UntitledOn August 13, 2015, the en banc Federal Circuit unanimously set forth the law of divided infringement under 35 U.S.C. § 271(a), and held there is direct infringement of a method claim when some of the steps are performed by actors other than the defendant so long as the other actors are subject to the defendant’s direction or control.  Akamai Technologies, Inc. v. Limelight Networks, Inc., en banc, Fed. Cir. No. 2009-1372, 8/13/2015.

The plaintiff, Akamai Technologies, Inc. (“Akamai”), owned a patent directed at a method for delivering website content efficiently by delivering graphical material to a wide network of servers.
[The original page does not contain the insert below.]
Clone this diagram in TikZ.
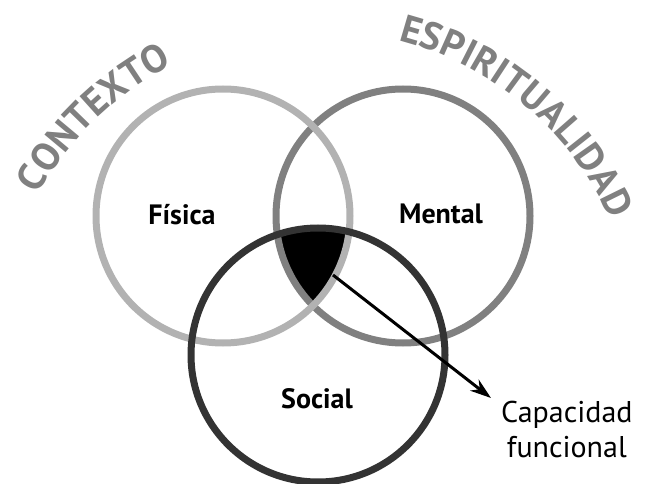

One of the steps in the method patent required content providers to tag the graphical elements.  Both direct and indirect infringement required a finding that direct infringement occurs when all the method steps are performed by or attributable to a single entity.

In the en banc opinion, the Federal Circuit held that when more than one actor practices the method steps, one entity is responsible for another’s performance of method steps when the entity directs or controls the performance of the other. Consequently, divided infringement under Section 271(a) is defined to be no longer limited to solely principal-agent relationships, contractual arrangement, and joint enterprise but now also includes an additional category regarding “control and direction.”  However, the scope of directing or controlling the acts of one or more third parties that constitutes direct infringement is a question of fact.

Therefore, the court explained that because in Akamai  the customer contract between Limelight and its customers required the customer to perform the “tagging step” covered by the Akamai method claim, the acts of Limelight’s customers were attributable to Limelight.